Beginning as a teenager, Phillips wrote poetry until his entry into Harvard University on a scholarship, where he began to study Latin and Greek. It was not until 1990, while coming to terms with his gay identity, that he resumed his poetic writing. A classicist by training, Phillips often uses classical forms in his work and often references classical art, music, and literature. He received critical acclaim early in his career with the publication of his debut collection, “In the Blood”, which won the Samuel Morse Poetry Prize in 1992.

Carl Phillips’s second collection, “Cortège”, was nominated in 1995 for the National Book Critics Circle Award. Six years later, his collections, “Pastoral” in 2000 and “The Tether” in 2001, were both well received, with “Pastoral” winning the 2001 Lambda Literary Award for Best Poetry. Two of Phillips’s works, the 2009 “Speak Low” and the 2011 “Double Shadow”, winner of the Los Angeles Times Book Prize for Poetry, were finalists for the National Book Award.

In addition to over a dozen volumes of poetry, Carl Phillips has published works of criticism and translation.

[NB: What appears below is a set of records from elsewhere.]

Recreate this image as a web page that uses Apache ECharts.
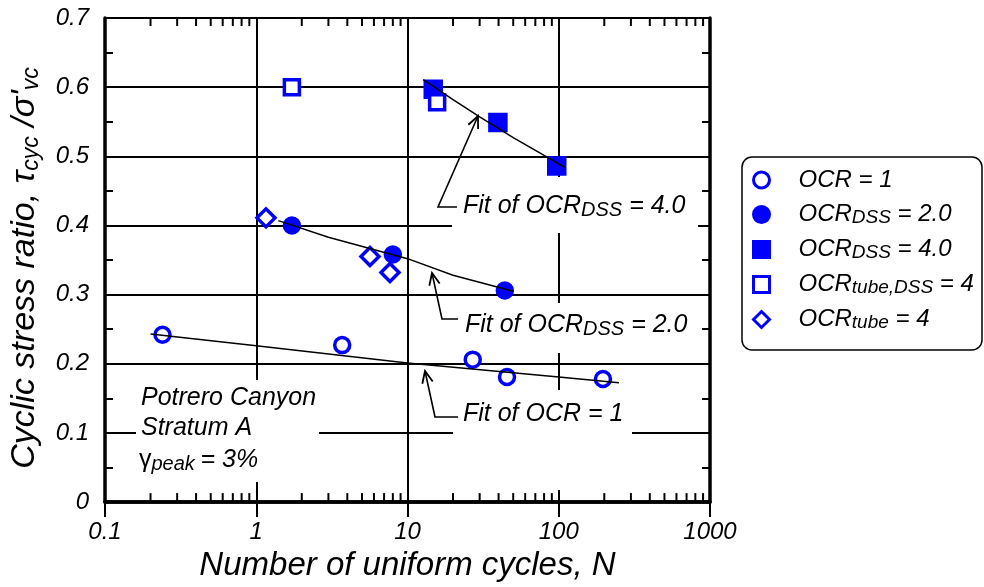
<!DOCTYPE html>
<html><head><meta charset="utf-8">
<script src="https://cdn.jsdelivr.net/npm/echarts@6/dist/echarts.min.js"></script>
<style>html,body{margin:0;padding:0;background:#fff}#c{width:984px;height:587px}</style>
</head><body><div id="c"></div>
<script>
const FONT = "'Liberation Sans', Arial, sans-serif";
const BLUE = '#0000ff';

// tick values
const xMinorTicks = [0.2,0.3,0.4,0.5,0.6,0.7,0.8,0.9, 2,3,4,5,6,7,8,9, 20,30,40,50,60,70,80,90, 200,300,400,500,600,700,800,900];

// data [N, CSR]
const ocr1    = [[0.24,0.242],[3.7,0.227],[27,0.206],[45.5,0.181],[196,0.178]];
const dss2    = [[1.72,0.400],[8.0,0.358],[44,0.306]];
const dss4    = [[14.8,0.597],[39.6,0.549],[97,0.486]];
const tubeDss = [[1.72,0.600],[15.7,0.578]];
const tube    = [[1.16,0.411],[5.65,0.355],[7.66,0.332]];

// fitted curves
const fit1 = [[0.2,0.243],[1,0.226],[10,0.201],[100,0.181],[250,0.1725]];
const fit2 = [[1.4,0.407],[3,0.383],[10,0.352],[20,0.328],[50,0.305]];
const fit4 = [[12.7,0.611],[20,0.582],[30,0.557],[50,0.527],[110,0.484]];

const legendNames = ['OCR = 1','OCR_DSS = 2.0','OCR_DSS = 4.0','OCR_tube,DSS = 4','OCR_tube = 4'];
const legendRich = {
  'OCR = 1': '{sp| }{m|OCR = 1}',
  'OCR_DSS = 2.0': '{sp| }{m|OCR}{s|DSS}{m| = 2.0}',
  'OCR_DSS = 4.0': '{sp| }{m|OCR}{s|DSS}{m| = 4.0}',
  'OCR_tube,DSS = 4': '{sp| }{m|OCR}{s|tube,DSS}{m| = 4}',
  'OCR_tube = 4': '{sp| }{m|OCR}{s|tube}{m| = 4}'
};

const richTxt = {
  m: {fontSize: 25, fontStyle: 'italic', fontFamily: FONT, color: '#000', lineHeight: 28},
  s: {fontSize: 20, fontStyle: 'italic', fontFamily: FONT, color: '#000', lineHeight: 8, verticalAlign: 'bottom'},
  g: {fontSize: 25, fontFamily: FONT, color: '#000', lineHeight: 28}
};
const TICKFONT = "italic 24px 'Liberation Sans', Arial, sans-serif";
const tickRich = {t: {font: TICKFONT, fontSize: 24, fontStyle: 'italic', fontFamily: FONT, color: '#000'}};

const frame = {show: true, lineStyle: {color: '#000', width: 3.5}};
function xAx(pos) {
  const a = {
    type: 'log', logBase: 10, min: 0.1, max: 1000, position: pos,
    axisLine: frame,
    splitLine: {show: pos === 'bottom', lineStyle: {color: '#000', width: 2}},
    axisLabel: {show: pos === 'bottom', margin: 18, rich: tickRich, fontStyle: 'italic', fontSize: 24, fontFamily: FONT, color: '#000',
      formatter: v => '{t|' + (v < 0.5 ? '0.1' : String(Math.round(v))) + '}'},
    axisTick: {show: true, inside: true, length: 15, lineStyle: {color: '#000', width: 2}}
  };
  if (pos === 'bottom') {
    a.name = 'Number of uniform cycles, N';
    a.nameLocation = 'middle';
    a.nameGap = 44;
    a.nameTextStyle = {fontSize: 33, fontStyle: 'italic', fontFamily: FONT, color: '#000'};
  }
  return a;
}
function yAx(pos) {
  const a = {
    type: 'value', min: 0, max: 0.7, interval: 0.1, position: pos,
    axisLine: frame,
    splitLine: {show: pos === 'left', lineStyle: {color: '#000', width: 2}},
    axisTick: {show: true, inside: true, length: 8, lineStyle: {color: '#000', width: 2}},
    minorTick: {show: true, splitNumber: 2, length: 8, lineStyle: {color: '#000', width: 2}},
    axisLabel: {show: pos === 'left', margin: 16, rich: tickRich, fontStyle: 'italic', fontSize: 24, fontFamily: FONT, color: '#000',
      formatter: v => '{t|' + (Math.abs(v) < 1e-9 ? '0' : v.toFixed(1)) + '}'}
  };
  if (pos === 'left') {
    a.name = "{m|Cyclic stress ratio, τ}{s|cyc}{m| /σ'}{s|vc}";
    a.nameLocation = 'middle';
    a.nameGap = 62;
    a.nameTextStyle = {padding: [0, 16, 0, 0], rich: {
      m: {fontSize: 34, fontStyle: 'italic', fontFamily: FONT, color: '#000', lineHeight: 36},
      s: {fontSize: 23, fontStyle: 'italic', fontFamily: FONT, color: '#000', lineHeight: 10, verticalAlign: 'bottom'}
    }};
  }
  return a;
}

function scat(name, data, symbol, size, filled) {
  return {
    name, type: 'scatter', data, symbol, symbolSize: size, xAxisIndex: 0, yAxisIndex: 0, z: 4,
    itemStyle: {color: filled ? BLUE : '#fff', borderColor: BLUE, borderWidth: 3.5, opacity: 1}
  };
}
function fit(data) {
  return {type: 'line', data, symbol: 'none', xAxisIndex: 0, yAxisIndex: 0, z: 5, silent: true,
    lineStyle: {color: '#000', width: 1.5}};
}

// minor log ticks on bottom and top edges, positioned through the axis scale
const minorTickSeries = {
  type: 'custom', xAxisIndex: 0, yAxisIndex: 0, silent: true, clip: false, z: 6,
  data: xMinorTicks.map(v => [v, 0]),
  encode: {x: 0, y: 1},
  renderItem: (params, api) => {
    const b = api.coord([api.value(0), 0]);
    const t = api.coord([api.value(0), 0.7]);
    const st = {stroke: '#000', lineWidth: 2};
    return {type: 'group', children: [
      {type: 'line', shape: {x1: b[0], y1: b[1], x2: b[0], y2: b[1] - 9}, style: st},
      {type: 'line', shape: {x1: t[0], y1: t[1], x2: t[0], y2: t[1] + 8}, style: st}
    ]};
  }
};

// annotation arrows: [end, corner, tip] in pixels
const arrows = [
  [[457,207],[438,207],[478,116]],
  [[458,319],[442,319],[432,273]],
  [[458,417],[435,417],[425,371]]
];
const graphics = [];
// white boxes behind labels (cover grid lines)
[[452,177,246,56],[452,303,246,50],[453,390,179,100],[136,380,183,102]].forEach(b => {
  graphics.push({type: 'rect', z: 1, shape: {x: b[0], y: b[1], width: b[2], height: b[3]}, style: {fill: '#fff'}, silent: true});
});
arrows.forEach(a => {
  graphics.push({type: 'polyline', z: 5, shape: {points: a}, style: {stroke: '#000', lineWidth: 1.6, fill: null}});
  const tip = a[2], c = a[1];
  const dx = tip[0]-c[0], dy = tip[1]-c[1], L = Math.hypot(dx, dy);
  const ux = dx/L, uy = dy/L, len = 13, ang = 0.42;
  const w = s => [tip[0] - len*(ux*Math.cos(ang) - s*uy*Math.sin(ang)), tip[1] - len*(uy*Math.cos(ang) + s*ux*Math.sin(ang))];
  graphics.push({type: 'polyline', z: 5, shape: {points: [w(1), tip, w(-1)]}, style: {stroke: '#000', lineWidth: 1.8, fill: null}});
});
const texts = [
  ['{m|Fit of OCR}{s|DSS}{m| = 4.0}', 463, 206],
  ['{m|Fit of OCR}{s|DSS}{m| = 2.0}', 465, 325],
  ['{m|Fit of OCR = 1}', 463, 414],
  ['{m|Potrero Canyon}', 141, 398],
  ['{m|Stratum A}', 141, 428],
  ['{g|γ}{s|peak }{m|= 3%}', 139, 460]
];
texts.forEach(t => {
  graphics.push({type: 'text', z: 6, style: {text: t[0], x: t[1], y: t[2], rich: richTxt, verticalAlign: 'middle', align: 'left'}});
});
// legend frame
graphics.push({type: 'rect', z: 0, shape: {x: 742, y: 157, width: 240, height: 193, r: 10}, style: {fill: '#fff', stroke: '#000', lineWidth: 1.5}});

const option = {
  backgroundColor: '#fff',
  animation: false,
  grid: {left: 105, top: 18, right: 274, bottom: 82},
  xAxis: [xAx('bottom'), xAx('top')],
  yAxis: [yAx('left'), yAx('right')],
  legend: {
    data: legendNames, orient: 'vertical', left: 752, top: 168, padding: 0,
    itemWidth: 16, itemHeight: 16, itemGap: 10.5,
    itemStyle: {borderWidth: 3},
    formatter: n => legendRich[n],
    textStyle: {rich: {
      sp: {width: 24, fontSize: 10},
      m: {fontSize: 24, fontStyle: 'italic', fontFamily: FONT, color: '#000', lineHeight: 25},
      s: {fontSize: 19, fontStyle: 'italic', fontFamily: FONT, color: '#000', lineHeight: 4, verticalAlign: 'bottom'}
    }},
    selectedMode: false
  },
  graphic: graphics,
  series: [
    fit(fit1), fit(fit2), fit(fit4),
    scat('OCR = 1', ocr1, 'circle', 15, false),
    scat('OCR_DSS = 2.0', dss2, 'circle', 15, true),
    scat('OCR_DSS = 4.0', dss4, 'rect', 16, true),
    scat('OCR_tube,DSS = 4', tubeDss, 'rect', 15, false),
    scat('OCR_tube = 4', tube, 'diamond', 18, false),
    minorTickSeries
  ]
};
const chart = echarts.init(document.getElementById('c'));
chart.setOption(option);
</script></body></html>
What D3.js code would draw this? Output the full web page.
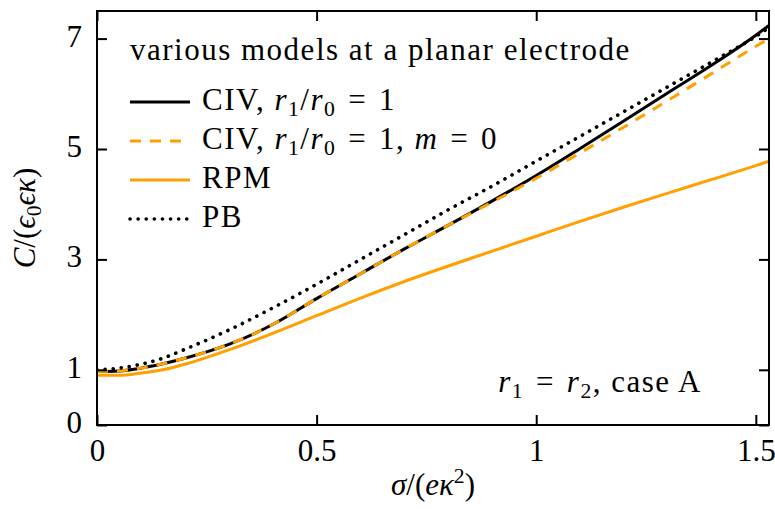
<!DOCTYPE html>
<html>
<head>
<meta charset="utf-8">
<script src="https://cdn.jsdelivr.net/npm/d3@7"></script>
<style>
  html, body { margin: 0; padding: 0; background: #fff; }
  svg { display: block; }
  text { font-family: "Liberation Serif", "DejaVu Serif", serif; fill: #000; }
</style>
</head>
<body>
<svg id="chart" width="775" height="509"></svg>
<script>
// Surface charge density sigma/(e kappa^2) at which each curve is sampled
const sigma = [0, 0.05, 0.1, 0.15, 0.2, 0.3, 0.4, 0.5, 0.6, 0.7, 0.8, 0.9, 1.0, 1.1, 1.2, 1.3, 1.4, 1.5, 1.53];

// Differential capacitance C/(eps0 eps kappa) for each model
const civ   = [0.97, 0.98, 1.03, 1.11, 1.21, 1.46, 1.82, 2.29, 2.74, 3.19, 3.62, 4.06, 4.52, 5.01, 5.51, 6.02, 6.52, 7.06, 7.24];
const civM0 = [0.97, 0.98, 1.03, 1.11, 1.21, 1.46, 1.82, 2.29, 2.74, 3.19, 3.62, 4.04, 4.47, 4.93, 5.40, 5.88, 6.37, 6.86, 7.00];
const rpm   = [0.90, 0.90, 0.94, 1.00, 1.10, 1.36, 1.66, 1.98, 2.30, 2.60, 2.88, 3.15, 3.42, 3.69, 3.95, 4.20, 4.45, 4.70, 4.78];
const pb    = [1.00, 1.03, 1.10, 1.21, 1.37, 1.72, 2.12, 2.55, 3.00, 3.45, 3.90, 4.33, 4.78, 5.23, 5.68, 6.13, 6.58, 7.04, 7.20];

const xTicks = [0, 0.5, 1, 1.5];
const yTicks = [0, 1, 3, 5, 7];
const xDomain = [0, 1.53];
const yDomain = [0, 7.5];

const ORANGE = "#ffa000";
const FS = 31;
const EQ = "\u2004=\u2004"; // equals sign with math-style spacing

const svg = d3.select("#chart");
const margin = { left: 97, right: 6, top: 11, bottom: 84 };
const W = 775, H = 509;

const x = d3.scaleLinear().domain(xDomain).range([margin.left, W - margin.right]);
const y = d3.scaleLinear().domain(yDomain).range([H - margin.bottom, margin.top]);

// Rich text helper: segments may be italic, subscript or superscript
function richText(sel, segs) {
  let shift = 0;
  segs.forEach(s => {
    const target = s.sub ? 6 : s.sup ? -12 : 0;
    const t = sel.append("tspan").text(s.t);
    if (target !== shift) t.attr("dy", target - shift);
    shift = target;
    if (s.i) t.attr("font-style", "italic");
    if (s.sub || s.sup) t.attr("font-size", FS * 0.7);
  });
  return sel;
}

// Curves
const line = d3.line().x(d => x(d[0])).y(d => y(d[1])).curve(d3.curveMonotoneX);
const DASH = "11,9", DOT = "0.1,8";
const series = [
  { vals: rpm,   color: ORANGE, dash: null, cap: "butt",  w: 3 },
  { vals: civ,   color: "#000", dash: null, cap: "butt",  w: 3 },
  { vals: civM0, color: ORANGE, dash: DASH, cap: "butt",  w: 3 },
  { vals: pb,    color: "#000", dash: DOT,  cap: "round", w: 3.6 }
];

svg.append("clipPath").attr("id", "plotclip")
  .append("rect")
  .attr("x", x(xDomain[0])).attr("y", y(yDomain[1]))
  .attr("width", x(xDomain[1]) - x(xDomain[0]))
  .attr("height", y(yDomain[0]) - y(yDomain[1]));

const plot = svg.append("g").attr("clip-path", "url(#plotclip)");
series.forEach(s => {
  plot.append("path")
    .datum(sigma.map((v, i) => [v, s.vals[i]]))
    .attr("d", line)
    .attr("fill", "none")
    .attr("stroke", s.color)
    .attr("stroke-width", s.w)
    .attr("stroke-linecap", s.cap)
    .attr("stroke-dasharray", s.dash);
});

// Axes with inward ticks on all four sides
const TICK = 10;
const gx = svg.append("g").attr("transform", `translate(0,${y(0)})`)
  .call(d3.axisBottom(x).tickValues(xTicks).tickFormat(d3.format("")).tickSizeInner(-TICK).tickSizeOuter(0).tickPadding(14));
const gxTop = svg.append("g").attr("transform", `translate(0,${y(yDomain[1])})`)
  .call(d3.axisTop(x).tickValues(xTicks).tickFormat("").tickSizeInner(-TICK).tickSizeOuter(0));
const gy = svg.append("g").attr("transform", `translate(${x(0)},0)`)
  .call(d3.axisLeft(y).tickValues(yTicks).tickFormat(d3.format("")).tickSizeInner(-TICK).tickSizeOuter(0).tickPadding(15));
const gyRight = svg.append("g").attr("transform", `translate(${x(xDomain[1])},0)`)
  .call(d3.axisRight(y).tickValues(yTicks).tickFormat("").tickSizeInner(-TICK).tickSizeOuter(0));

[gx, gxTop, gy, gyRight].forEach(g => {
  g.select(".domain").remove();
  g.selectAll(".tick line").attr("stroke", "#000").attr("stroke-width", 2);
  g.selectAll(".tick text")
    .attr("font-family", "'Liberation Serif', 'DejaVu Serif', serif")
    .attr("font-size", FS).attr("fill", "#000");
});
gy.selectAll(".tick text").attr("dy", "0.24em");

// Plot frame
svg.append("rect")
  .attr("x", x(xDomain[0])).attr("y", y(yDomain[1]))
  .attr("width", x(xDomain[1]) - x(xDomain[0]))
  .attr("height", y(yDomain[0]) - y(yDomain[1]))
  .attr("fill", "none").attr("stroke", "#000").attr("stroke-width", 2);

// Axis titles
richText(svg.append("text")
  .attr("x", (x(xDomain[0]) + x(xDomain[1])) / 2).attr("y", 495)
  .attr("text-anchor", "middle").attr("font-size", FS),
  [{ t: "σ", i: true }, { t: "/(" }, { t: "eκ", i: true }, { t: "2", sup: true }, { t: ")" }]);

richText(svg.append("text")
  .attr("transform", `translate(35,${(y(0) + y(yDomain[1])) / 2}) rotate(-90)`)
  .attr("text-anchor", "middle").attr("font-size", FS),
  [{ t: "C", i: true }, { t: "/(" }, { t: "ϵ", i: true }, { t: "0", sub: true }, { t: "ϵκ", i: true }, { t: ")" }]);

// Legend
const LS = 1.5; // letter spacing for running text
svg.append("text").attr("x", 130).attr("y", 60).attr("font-size", FS)
  .attr("letter-spacing", LS)
  .text("various models at a planar electrode");

const legend = [
  { color: "#000", dash: null, cap: "butt", w: 3,
    segs: [{ t: "CIV, " }, { t: "r", i: true }, { t: "1", sub: true }, { t: "/" }, { t: "r", i: true }, { t: "0", sub: true }, { t: EQ + "1" }] },
  { color: ORANGE, dash: DASH, cap: "butt", w: 3,
    segs: [{ t: "CIV, " }, { t: "r", i: true }, { t: "1", sub: true }, { t: "/" }, { t: "r", i: true }, { t: "0", sub: true }, { t: EQ + "1, " }, { t: "m", i: true }, { t: EQ + "0" }] },
  { color: ORANGE, dash: null, cap: "butt", w: 3, segs: [{ t: "RPM" }] },
  { color: "#000", dash: DOT, cap: "round", w: 3.6, segs: [{ t: "PB" }] }
];
legend.forEach((L, i) => {
  const ly = 102 + i * 39;
  svg.append("line")
    .attr("x1", 130).attr("x2", 190).attr("y1", ly).attr("y2", ly)
    .attr("stroke", L.color).attr("stroke-width", L.w)
    .attr("stroke-linecap", L.cap).attr("stroke-dasharray", L.dash);
  richText(svg.append("text").attr("x", 202).attr("y", ly + 8)
    .attr("font-size", FS).attr("letter-spacing", LS), L.segs);
});

// Annotation
richText(svg.append("text").attr("x", 702).attr("y", 392)
  .attr("text-anchor", "end").attr("font-size", FS).attr("letter-spacing", LS),
  [{ t: "r", i: true }, { t: "1", sub: true }, { t: EQ }, { t: "r", i: true }, { t: "2", sub: true }, { t: ", case A" }]);
</script>
</body>
</html>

Two collections of essays, “Coin of the Realm: Essays on Life and the Art of Poetry” and “The Art of Daring: Risk, Restlessness, Imagination”, were published by Graywolf Press in 2004 and 2014, respectively. Phillips’s translation of Sophocles’s “Philoctetes” was published in 2003 by the Oxford University Press.

Before teaching English at the university level, Phillips taught Latin at several high schools in Massachusetts. He is currently a Professor of English at Saint Louis’s Washington University, where he also teaches Creative Writing. Phillips was elected a chancellor of the Academy of American Poets in 2006 and, since 2011, has served as a judge for the Yale Series of Younger Poets.

Carl Phillips’s honors include fellowships from the Guggenheim Foundation and the Library of Congress. He is the recipient of the Academy of American Poets Fellowship, an Award in Literature from the American Academy of Arts and Letters, the Academy of American Poets Prize, and a Pushcart Prize, and he has been inducted into the American Academy of Arts and Sciences.